Here’s my prediction of the outcome: Saskatchewan Party 35, NDP 22, Liberal 1.

(P.S. Let me revise that slightly since the Saskatchewan Party has had to fire one of its candidates after the nomination deadline for uttering slurs against certain races, women and others: SP 34, NDP 23, Lib. 1)

Tuesday, October 23, 2007

Saskatchewn election

It’s election time in Saskatchewan, and election work here often falls to seniors, retired people who don’t have to punch a clock. In the 2003 election, I took on the enumeration of the electors in the Rosthern Rural Poll, #4, and so I was asked to do that again. I didn’t hesitate. I enjoyed driving through the country and meeting my rural neighbours then, and I enjoyed it last week.

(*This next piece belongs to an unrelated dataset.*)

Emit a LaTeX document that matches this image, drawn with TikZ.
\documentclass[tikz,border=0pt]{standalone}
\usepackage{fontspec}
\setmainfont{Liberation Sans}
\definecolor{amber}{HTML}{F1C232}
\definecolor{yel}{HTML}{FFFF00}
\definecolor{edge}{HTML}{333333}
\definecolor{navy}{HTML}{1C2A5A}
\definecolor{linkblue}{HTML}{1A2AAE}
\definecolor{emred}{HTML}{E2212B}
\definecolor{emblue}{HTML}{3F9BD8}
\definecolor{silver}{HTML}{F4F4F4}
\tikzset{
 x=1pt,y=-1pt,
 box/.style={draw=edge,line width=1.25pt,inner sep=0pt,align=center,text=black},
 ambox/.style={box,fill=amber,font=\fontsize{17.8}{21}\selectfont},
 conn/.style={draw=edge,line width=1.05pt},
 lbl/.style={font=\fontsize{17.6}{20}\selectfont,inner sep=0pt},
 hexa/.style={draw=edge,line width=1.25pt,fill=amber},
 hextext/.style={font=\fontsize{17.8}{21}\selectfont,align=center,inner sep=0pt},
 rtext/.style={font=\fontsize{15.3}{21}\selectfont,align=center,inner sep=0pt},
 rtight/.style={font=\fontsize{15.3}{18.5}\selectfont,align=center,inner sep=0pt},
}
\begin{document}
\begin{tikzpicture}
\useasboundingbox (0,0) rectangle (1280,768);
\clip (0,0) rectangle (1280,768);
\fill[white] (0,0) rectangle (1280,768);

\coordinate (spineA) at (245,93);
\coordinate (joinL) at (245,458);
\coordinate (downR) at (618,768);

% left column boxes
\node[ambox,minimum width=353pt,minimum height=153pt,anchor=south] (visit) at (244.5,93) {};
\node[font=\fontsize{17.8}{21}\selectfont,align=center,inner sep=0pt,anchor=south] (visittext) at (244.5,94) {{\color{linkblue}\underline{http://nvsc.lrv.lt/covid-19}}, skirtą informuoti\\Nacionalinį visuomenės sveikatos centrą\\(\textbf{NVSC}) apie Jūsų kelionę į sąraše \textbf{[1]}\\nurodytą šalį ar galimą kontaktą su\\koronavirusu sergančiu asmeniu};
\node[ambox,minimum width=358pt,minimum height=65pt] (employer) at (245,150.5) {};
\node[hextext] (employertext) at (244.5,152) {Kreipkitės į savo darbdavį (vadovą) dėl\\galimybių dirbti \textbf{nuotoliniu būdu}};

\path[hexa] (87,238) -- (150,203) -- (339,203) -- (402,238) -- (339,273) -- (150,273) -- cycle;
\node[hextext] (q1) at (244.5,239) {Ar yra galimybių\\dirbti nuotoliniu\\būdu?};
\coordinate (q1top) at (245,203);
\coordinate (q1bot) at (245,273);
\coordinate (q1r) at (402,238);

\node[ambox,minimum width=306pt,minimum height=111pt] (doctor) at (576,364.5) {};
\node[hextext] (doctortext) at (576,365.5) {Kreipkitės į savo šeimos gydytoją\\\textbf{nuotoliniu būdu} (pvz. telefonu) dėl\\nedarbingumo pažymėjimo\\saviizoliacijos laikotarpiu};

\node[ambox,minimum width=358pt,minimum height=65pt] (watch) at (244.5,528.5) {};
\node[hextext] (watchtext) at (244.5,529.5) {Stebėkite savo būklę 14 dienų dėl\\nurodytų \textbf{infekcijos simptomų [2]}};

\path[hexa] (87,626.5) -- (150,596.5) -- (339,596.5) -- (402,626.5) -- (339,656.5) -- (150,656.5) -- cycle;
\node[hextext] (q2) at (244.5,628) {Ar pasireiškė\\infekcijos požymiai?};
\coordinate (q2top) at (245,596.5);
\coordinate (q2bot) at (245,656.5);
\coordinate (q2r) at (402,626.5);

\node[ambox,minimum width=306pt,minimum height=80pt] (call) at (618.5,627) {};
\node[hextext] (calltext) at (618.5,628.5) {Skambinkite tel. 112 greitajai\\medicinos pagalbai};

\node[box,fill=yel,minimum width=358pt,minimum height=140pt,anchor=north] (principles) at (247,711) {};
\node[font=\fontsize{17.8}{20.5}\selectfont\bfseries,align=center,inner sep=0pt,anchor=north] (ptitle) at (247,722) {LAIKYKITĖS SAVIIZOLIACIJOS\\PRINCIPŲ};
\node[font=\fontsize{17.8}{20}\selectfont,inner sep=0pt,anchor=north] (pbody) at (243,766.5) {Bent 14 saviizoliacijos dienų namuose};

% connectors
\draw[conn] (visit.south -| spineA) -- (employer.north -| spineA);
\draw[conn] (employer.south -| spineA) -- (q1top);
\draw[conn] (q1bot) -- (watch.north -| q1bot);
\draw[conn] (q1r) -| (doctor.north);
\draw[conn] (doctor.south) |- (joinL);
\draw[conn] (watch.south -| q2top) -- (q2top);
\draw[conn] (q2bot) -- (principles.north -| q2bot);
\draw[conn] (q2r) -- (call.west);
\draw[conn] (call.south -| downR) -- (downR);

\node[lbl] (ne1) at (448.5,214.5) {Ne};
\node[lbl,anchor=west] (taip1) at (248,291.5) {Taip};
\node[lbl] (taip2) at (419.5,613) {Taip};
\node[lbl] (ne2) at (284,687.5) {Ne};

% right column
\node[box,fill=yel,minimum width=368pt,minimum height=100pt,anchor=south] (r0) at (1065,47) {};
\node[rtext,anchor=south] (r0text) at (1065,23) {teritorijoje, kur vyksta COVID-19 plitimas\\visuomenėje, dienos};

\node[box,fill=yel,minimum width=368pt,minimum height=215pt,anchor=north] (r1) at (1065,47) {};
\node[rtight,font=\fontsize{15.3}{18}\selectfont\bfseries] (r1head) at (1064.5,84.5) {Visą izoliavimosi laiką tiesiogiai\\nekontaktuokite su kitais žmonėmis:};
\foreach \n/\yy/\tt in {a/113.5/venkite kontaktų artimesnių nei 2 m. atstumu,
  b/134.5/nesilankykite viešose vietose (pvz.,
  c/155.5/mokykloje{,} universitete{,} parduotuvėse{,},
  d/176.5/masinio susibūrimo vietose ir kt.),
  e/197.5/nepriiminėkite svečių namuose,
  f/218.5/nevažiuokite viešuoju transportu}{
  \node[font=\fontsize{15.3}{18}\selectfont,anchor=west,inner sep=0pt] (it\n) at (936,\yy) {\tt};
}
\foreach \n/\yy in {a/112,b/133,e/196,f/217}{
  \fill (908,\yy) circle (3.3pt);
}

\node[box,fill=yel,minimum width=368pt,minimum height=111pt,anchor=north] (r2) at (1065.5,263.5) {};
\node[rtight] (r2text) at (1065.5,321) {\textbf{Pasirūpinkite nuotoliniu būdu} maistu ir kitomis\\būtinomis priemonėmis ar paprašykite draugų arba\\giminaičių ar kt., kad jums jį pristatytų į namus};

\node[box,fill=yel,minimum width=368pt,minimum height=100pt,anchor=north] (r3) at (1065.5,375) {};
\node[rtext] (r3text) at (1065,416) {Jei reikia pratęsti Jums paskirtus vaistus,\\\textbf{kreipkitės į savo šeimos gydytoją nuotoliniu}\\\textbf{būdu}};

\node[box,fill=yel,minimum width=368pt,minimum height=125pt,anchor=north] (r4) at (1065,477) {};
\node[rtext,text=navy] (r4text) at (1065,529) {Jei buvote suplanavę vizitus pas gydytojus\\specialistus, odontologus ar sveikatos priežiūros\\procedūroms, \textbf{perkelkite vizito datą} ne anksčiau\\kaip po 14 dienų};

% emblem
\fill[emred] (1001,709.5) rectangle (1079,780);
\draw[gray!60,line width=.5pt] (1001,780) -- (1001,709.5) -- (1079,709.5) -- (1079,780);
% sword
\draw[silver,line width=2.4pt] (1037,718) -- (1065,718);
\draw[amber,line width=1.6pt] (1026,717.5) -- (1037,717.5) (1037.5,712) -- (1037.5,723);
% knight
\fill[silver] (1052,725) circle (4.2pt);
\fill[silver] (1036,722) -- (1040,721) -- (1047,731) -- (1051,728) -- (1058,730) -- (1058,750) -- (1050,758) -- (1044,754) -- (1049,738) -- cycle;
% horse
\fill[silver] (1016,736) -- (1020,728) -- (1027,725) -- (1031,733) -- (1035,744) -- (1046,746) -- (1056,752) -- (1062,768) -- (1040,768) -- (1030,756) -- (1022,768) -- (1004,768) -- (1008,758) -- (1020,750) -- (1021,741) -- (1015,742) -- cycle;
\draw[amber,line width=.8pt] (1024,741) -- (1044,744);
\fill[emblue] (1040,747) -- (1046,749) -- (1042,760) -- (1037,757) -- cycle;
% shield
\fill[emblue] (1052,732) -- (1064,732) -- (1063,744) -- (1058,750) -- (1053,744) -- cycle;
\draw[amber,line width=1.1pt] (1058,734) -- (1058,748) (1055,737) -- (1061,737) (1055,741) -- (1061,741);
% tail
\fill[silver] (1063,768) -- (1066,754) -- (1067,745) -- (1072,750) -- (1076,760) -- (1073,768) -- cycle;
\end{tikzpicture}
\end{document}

Dogs and muddy roads are the worst hazards. Country folk need dogs for security, to announce the arrival of strangers like me, or escapees from the Prince Albert Penitentiary, or coyotes come to bother the chickens. Only once did I stay in the car for fear of dogs; mostly they were big, fluffy brutes that wagged their tails and beckoned me to alight and scratch behind their ears. A few times I feared that I’d be licked to death, but mostly they lay on the front porches and observed me with mild interest.

The countryside around Rosthern has changed. I’m sure well over half of the occupied homes are now acreages, with dilapidated outbuildings in many cases and tenants who are either retired farm couples renting their land to someone else or people employed in town who have acquired a place in the country because they love the rural scene. I visited only a handful of farms where domestic animals were still kept. In fact, I found few people home during the day because they were at places of employment in Rosthern, Prince Albert or Saskatoon.

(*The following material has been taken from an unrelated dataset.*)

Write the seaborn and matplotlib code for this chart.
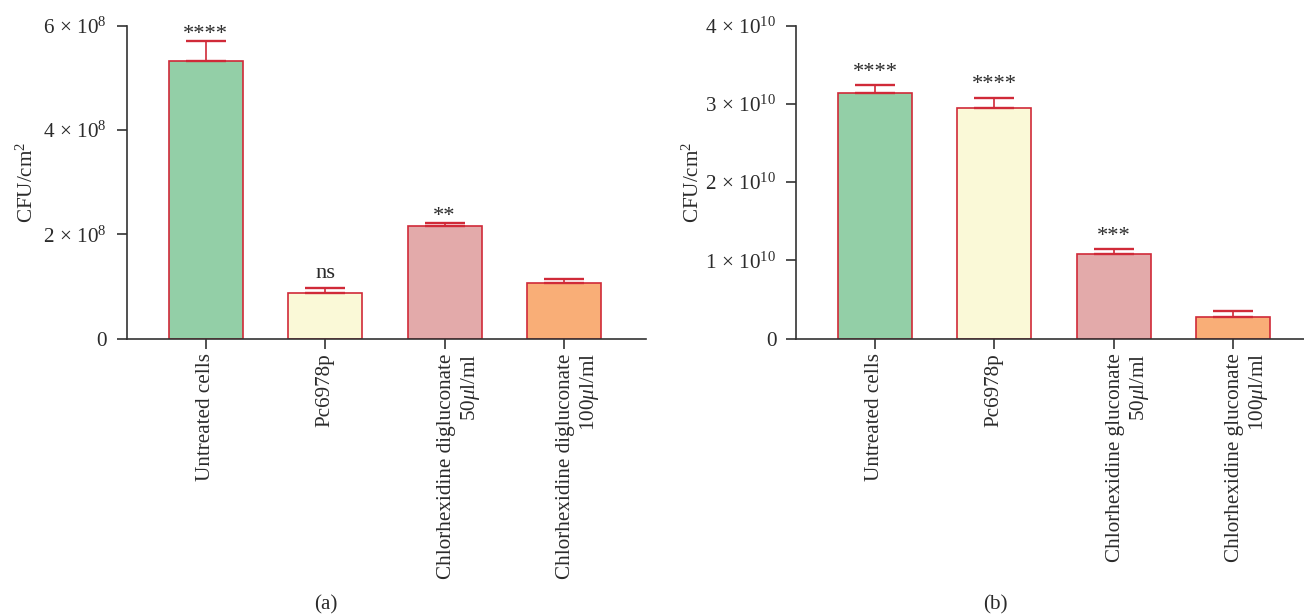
import matplotlib
matplotlib.use("Agg")
import matplotlib.pyplot as plt
import matplotlib.transforms as mtransforms
import seaborn as sns
import pandas as pd
import numpy as np

# ---------------- data ----------------
categories_a = ["Untreated cells", "Pc6978p",
                "Chlorhexidine digluconate\n50$\\mu$l/ml",
                "Chlorhexidine digluconate\n100$\\mu$l/ml"]
means_a = [5.33e8, 0.88e8, 2.15e8, 1.06e8]
errs_a = [0.37e8, 0.08e8, 0.06e8, 0.09e8]
sig_a = ["****", "ns", "**", ""]
yticks_a = [0, 2e8, 4e8, 6e8]
yticklabels_a = ["0", r"$2\,\times\,10^{8}$", r"$4\,\times\,10^{8}$", r"$6\,\times\,10^{8}$"]

categories_b = ["Untreated cells", "Pc6978p",
                "Chlorhexidine gluconate\n50$\\mu$l/ml",
                "Chlorhexidine gluconate\n100$\\mu$l/ml"]
means_b = [3.14e10, 2.95e10, 1.08e10, 0.28e10]
errs_b = [0.10e10, 0.13e10, 0.065e10, 0.077e10]
sig_b = ["****", "****", "***", ""]
yticks_b = [0, 1e10, 2e10, 3e10, 4e10]
yticklabels_b = ["0", r"$1\,\times\,10^{10}$", r"$2\,\times\,10^{10}$",
                 r"$3\,\times\,10^{10}$", r"$4\,\times\,10^{10}$"]

bar_colors = ["#93CFA7", "#FAF9D7", "#E3AAAA", "#F9AE77"]
edge_color = "#D02A38"
ylabel = "CFU/cm$^{2}$"
panel_labels = ["(a)", "(b)"]

# ---------------- style ----------------
sns.set_style("ticks")
plt.rcParams["font.family"] = ["Liberation Serif", "DejaVu Serif"]
plt.rcParams["mathtext.fontset"] = "custom"
plt.rcParams["mathtext.rm"] = "Liberation Serif"
plt.rcParams["mathtext.it"] = "Liberation Serif:italic"
plt.rcParams["mathtext.bf"] = "Liberation Serif:bold"

W, H = 1304, 616
fig = plt.figure(figsize=(W / 100, H / 100), dpi=100)

y_bot, y_top = 338.5, 25.7
ax1 = fig.add_axes([126.7 / W, 1 - y_bot / H, (646 - 126.7) / W, (y_bot - y_top) / H])
ax2 = fig.add_axes([796 / W, 1 - y_bot / H, (1304 - 796) / W, (y_bot - y_top) / H])

FS = 15.2
TXT = "#2b2b2b"
SPINE = "#333333"


def draw(ax, cats, means, errs, sigs, yticks, ylabels, xlim, ylab_x, sig_off):
    df = pd.DataFrame({"cat": cats, "val": means})
    sns.barplot(data=df, x="cat", y="val", hue="cat", palette=bar_colors,
                saturation=1, legend=False, width=0.62, edgecolor=edge_color,
                linewidth=1.2, errorbar=None, ax=ax, zorder=2)
    x = np.arange(len(cats))
    ax.errorbar(x, means, yerr=[np.zeros(len(errs)), errs], fmt="none",
                ecolor=edge_color, elinewidth=1.2, capsize=14.4, capthick=1.7,
                zorder=3)
    for xi, m, e, s in zip(x, means, errs, sigs):
        if not s:
            continue
        off = 7.5 if s == "ns" else sig_off
        ax.annotate(s, xy=(xi, m + e), xytext=(0, off), textcoords="offset points",
                    ha="center", va="baseline", fontsize=FS + 1, color=TXT,
                    annotation_clip=False)
    ax.set_xlim(*xlim)
    ax.set_ylim(yticks[0], yticks[-1])
    ax.set_yticks(yticks)
    ax.set_yticklabels(ylabels, fontsize=FS, color=TXT)
    ax.set_xticks(x)
    ax.set_xticklabels(cats, rotation=90, ha="center", va="top",
                       multialignment="right", fontsize=FS, color=TXT)
    ax.set_xlabel("")
    ax.set_ylabel(ylabel, fontsize=FS, color=TXT)
    ax.yaxis.set_label_coords(ylab_x, 0.5)
    sns.despine(ax=ax)
    for sp in ("left", "bottom"):
        ax.spines[sp].set_color(SPINE)
        ax.spines[sp].set_linewidth(1.2)
    ax.tick_params(axis="both", length=7.2, width=1.2, color=SPINE)
    ax.tick_params(axis="y", pad=7)
    ax.tick_params(axis="x", pad=3.5)
    # shift two-line labels so that their first line sits on the tick
    shift = mtransforms.ScaledTranslation(10.5 / 72, 0, fig.dpi_scale_trans)
    for lab in ax.get_xticklabels():
        if "\n" in lab.get_text():
            lab.set_transform(lab.get_transform() + shift)


draw(ax1, categories_a, means_a, errs_a, sig_a, yticks_a, yticklabels_a,
     (-0.662, 3.687), -(126.7 - 38) / (646 - 126.7), 1.5)
draw(ax2, categories_b, means_b, errs_b, sig_b, yticks_b, yticklabels_b,
     (-0.662, 3.595), -(796 - 704) / (1304 - 796), 6.0)

fig.text(326 / W, 1 - 605 / H, panel_labels[0], ha="center", va="center",
         fontsize=FS, color=TXT)
fig.text(995 / W, 1 - 605 / H, panel_labels[1], ha="center", va="center",
         fontsize=FS, color=TXT)

fig.savefig("out.png", dpi=100)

The family farm is apparently on its last legs. I recently visited friends in Blaine Lake who live on a pleasant farmstead where she paints and he does what retired teachers do. They told me that the entire township in which they live is now owned by three corporate farms, and as we drove home, we passed a field where four identical combines were parked in a field, waiting for the weather to clear. The future of rural Saskatchewan is being inexorably reshaped; there will be no going back.

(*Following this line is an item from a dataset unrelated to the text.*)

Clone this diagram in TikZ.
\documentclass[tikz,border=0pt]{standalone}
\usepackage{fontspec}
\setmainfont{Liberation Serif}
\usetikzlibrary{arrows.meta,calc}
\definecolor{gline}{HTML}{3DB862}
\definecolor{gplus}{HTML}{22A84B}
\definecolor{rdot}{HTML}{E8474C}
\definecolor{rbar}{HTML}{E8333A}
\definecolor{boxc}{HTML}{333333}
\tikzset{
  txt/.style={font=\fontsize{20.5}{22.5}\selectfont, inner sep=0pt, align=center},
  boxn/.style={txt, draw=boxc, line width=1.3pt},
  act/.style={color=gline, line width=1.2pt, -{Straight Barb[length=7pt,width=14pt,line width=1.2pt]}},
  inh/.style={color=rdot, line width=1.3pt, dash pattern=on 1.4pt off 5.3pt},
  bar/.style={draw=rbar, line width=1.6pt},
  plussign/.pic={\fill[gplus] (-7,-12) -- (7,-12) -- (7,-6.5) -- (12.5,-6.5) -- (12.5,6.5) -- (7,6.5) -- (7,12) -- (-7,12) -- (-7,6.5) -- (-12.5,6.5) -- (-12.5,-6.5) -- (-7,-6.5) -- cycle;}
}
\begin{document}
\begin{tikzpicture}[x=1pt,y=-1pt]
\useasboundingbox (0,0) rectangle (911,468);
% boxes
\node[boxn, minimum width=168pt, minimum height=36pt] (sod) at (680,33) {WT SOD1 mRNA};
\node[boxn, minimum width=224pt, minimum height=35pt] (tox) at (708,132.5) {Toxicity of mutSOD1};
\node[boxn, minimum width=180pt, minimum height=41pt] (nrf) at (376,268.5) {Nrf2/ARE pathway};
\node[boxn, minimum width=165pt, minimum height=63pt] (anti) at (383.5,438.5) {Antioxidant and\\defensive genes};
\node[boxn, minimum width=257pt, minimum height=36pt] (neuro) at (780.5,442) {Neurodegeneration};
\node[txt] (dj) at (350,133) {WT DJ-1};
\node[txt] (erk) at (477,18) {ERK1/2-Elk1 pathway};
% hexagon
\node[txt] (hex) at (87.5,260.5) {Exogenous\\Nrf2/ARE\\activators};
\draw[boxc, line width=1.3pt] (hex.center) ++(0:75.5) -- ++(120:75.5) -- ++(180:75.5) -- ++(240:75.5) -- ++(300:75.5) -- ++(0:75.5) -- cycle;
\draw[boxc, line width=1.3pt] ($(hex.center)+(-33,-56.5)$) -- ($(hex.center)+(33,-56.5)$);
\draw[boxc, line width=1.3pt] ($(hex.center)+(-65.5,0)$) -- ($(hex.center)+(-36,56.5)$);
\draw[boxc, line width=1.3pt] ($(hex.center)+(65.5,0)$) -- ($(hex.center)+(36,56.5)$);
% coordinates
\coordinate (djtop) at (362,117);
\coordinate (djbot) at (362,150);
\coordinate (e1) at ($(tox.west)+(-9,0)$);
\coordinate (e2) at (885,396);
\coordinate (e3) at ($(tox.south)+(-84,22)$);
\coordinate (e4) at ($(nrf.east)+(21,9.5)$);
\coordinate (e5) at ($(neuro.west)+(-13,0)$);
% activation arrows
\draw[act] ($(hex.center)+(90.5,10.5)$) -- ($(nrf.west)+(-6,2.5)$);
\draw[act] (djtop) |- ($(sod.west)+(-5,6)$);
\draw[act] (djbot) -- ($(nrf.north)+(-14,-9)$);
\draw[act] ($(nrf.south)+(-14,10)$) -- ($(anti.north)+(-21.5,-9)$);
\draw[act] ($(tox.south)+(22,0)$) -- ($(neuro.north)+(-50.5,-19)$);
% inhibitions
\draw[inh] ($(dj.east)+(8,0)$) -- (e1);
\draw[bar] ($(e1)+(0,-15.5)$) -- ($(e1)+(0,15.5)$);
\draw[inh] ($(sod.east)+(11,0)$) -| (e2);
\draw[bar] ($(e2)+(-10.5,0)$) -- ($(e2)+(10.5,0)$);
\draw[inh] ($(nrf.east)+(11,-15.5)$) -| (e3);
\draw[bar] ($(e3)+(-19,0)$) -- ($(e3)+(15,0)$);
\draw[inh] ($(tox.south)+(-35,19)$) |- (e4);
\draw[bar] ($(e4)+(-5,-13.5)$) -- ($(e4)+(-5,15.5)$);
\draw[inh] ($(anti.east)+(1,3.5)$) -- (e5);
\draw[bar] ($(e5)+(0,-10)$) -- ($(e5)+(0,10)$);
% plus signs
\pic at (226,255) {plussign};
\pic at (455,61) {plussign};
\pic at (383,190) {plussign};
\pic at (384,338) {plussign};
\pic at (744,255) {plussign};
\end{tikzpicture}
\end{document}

Elections have changed as well. It seems nearly all the campaigning is done with posters and flyers, and messages from the leaders on radio and television. One candidate’s campaign manager phoned me with three requests: would I vote for his candidate, would I consider going door to door for him and would I be prepared to post a campaign sign on my lawn. I said no to the latter two requests, partly because I’m not sure support for this candidate is unanimous in my house.

We’re probably going to see a change from the NDP to the Saskatchewan Party this time around. As in much of the west, there’s a decided split between the two major parties around the rural/urban axis, and it looks like there’s too much tiredness in the NDP to inspire their traditional support. The Liberals, I’m afraid, are going to run in the shadows again.

Democracy. One person, one vote. First past the post takes all. I met an elderly lady in the street the other day and we chatted very briefly. She said—with a great deal of conviction, I might add—that it didn’t matter whom we elected; once in office they would be as corrupt as the last guys, and if an honest one should slip through, he’d be driven off the hill in no time! There’s a lot of that kind of cynicism around. It’s obviously not completely earned, but the sentiment is probably strong enough to discourage young people from participating in the process, and like our countryside, our political landscape may be doomed to fall into corporate management hands, characterized by abandoned ideals. A relic. Rickety outbuildings of a barely-remembered past.